Given problem: Copy verbatim the material from its first line to the line that holds "41, 70, 29];", including that line.

Material:
********
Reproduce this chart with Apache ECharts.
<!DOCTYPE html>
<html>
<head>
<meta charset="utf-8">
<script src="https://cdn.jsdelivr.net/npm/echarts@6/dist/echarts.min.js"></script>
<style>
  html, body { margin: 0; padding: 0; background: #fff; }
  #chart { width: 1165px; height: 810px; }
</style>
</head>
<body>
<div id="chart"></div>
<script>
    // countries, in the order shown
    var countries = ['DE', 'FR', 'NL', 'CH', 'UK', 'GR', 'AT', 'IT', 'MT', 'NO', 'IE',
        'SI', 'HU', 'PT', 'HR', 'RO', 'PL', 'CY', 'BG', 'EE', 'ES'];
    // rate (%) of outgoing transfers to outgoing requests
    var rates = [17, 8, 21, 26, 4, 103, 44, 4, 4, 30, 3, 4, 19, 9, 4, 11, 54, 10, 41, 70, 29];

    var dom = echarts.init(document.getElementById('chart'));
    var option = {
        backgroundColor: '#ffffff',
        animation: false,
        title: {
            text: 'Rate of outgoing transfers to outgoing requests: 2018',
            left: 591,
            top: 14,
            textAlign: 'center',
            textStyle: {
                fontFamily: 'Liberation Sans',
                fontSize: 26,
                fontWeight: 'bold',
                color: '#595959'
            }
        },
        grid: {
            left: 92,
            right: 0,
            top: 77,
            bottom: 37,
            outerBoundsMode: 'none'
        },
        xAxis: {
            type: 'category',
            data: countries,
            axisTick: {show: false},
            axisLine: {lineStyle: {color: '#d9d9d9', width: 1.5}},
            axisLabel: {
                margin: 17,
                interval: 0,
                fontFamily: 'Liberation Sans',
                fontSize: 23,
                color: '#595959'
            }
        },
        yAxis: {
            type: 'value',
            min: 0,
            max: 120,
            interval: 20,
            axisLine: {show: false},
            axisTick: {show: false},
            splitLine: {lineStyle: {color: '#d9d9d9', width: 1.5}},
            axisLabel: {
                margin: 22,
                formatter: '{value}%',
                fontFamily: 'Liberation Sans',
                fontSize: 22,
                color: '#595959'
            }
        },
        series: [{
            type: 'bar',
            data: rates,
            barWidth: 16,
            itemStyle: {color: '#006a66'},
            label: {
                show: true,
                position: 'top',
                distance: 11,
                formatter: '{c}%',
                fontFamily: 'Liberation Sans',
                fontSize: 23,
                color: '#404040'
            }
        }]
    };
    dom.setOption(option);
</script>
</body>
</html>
********
Exercise response:
Reproduce this chart with Apache ECharts.
<!DOCTYPE html>
<html>
<head>
<meta charset="utf-8">
<script src="https://cdn.jsdelivr.net/npm/echarts@6/dist/echarts.min.js"></script>
<style>
  html, body { margin: 0; padding: 0; background: #fff; }
  #chart { width: 1165px; height: 810px; }
</style>
</head>
<body>
<div id="chart"></div>
<script>
    // countries, in the order shown
    var countries = ['DE', 'FR', 'NL', 'CH', 'UK', 'GR', 'AT', 'IT', 'MT', 'NO', 'IE',
        'SI', 'HU', 'PT', 'HR', 'RO', 'PL', 'CY', 'BG', 'EE', 'ES'];
    // rate (%) of outgoing transfers to outgoing requests
    var rates = [17, 8, 21, 26, 4, 103, 44, 4, 4, 30, 3, 4, 19, 9, 4, 11, 54, 10, 41, 70, 29];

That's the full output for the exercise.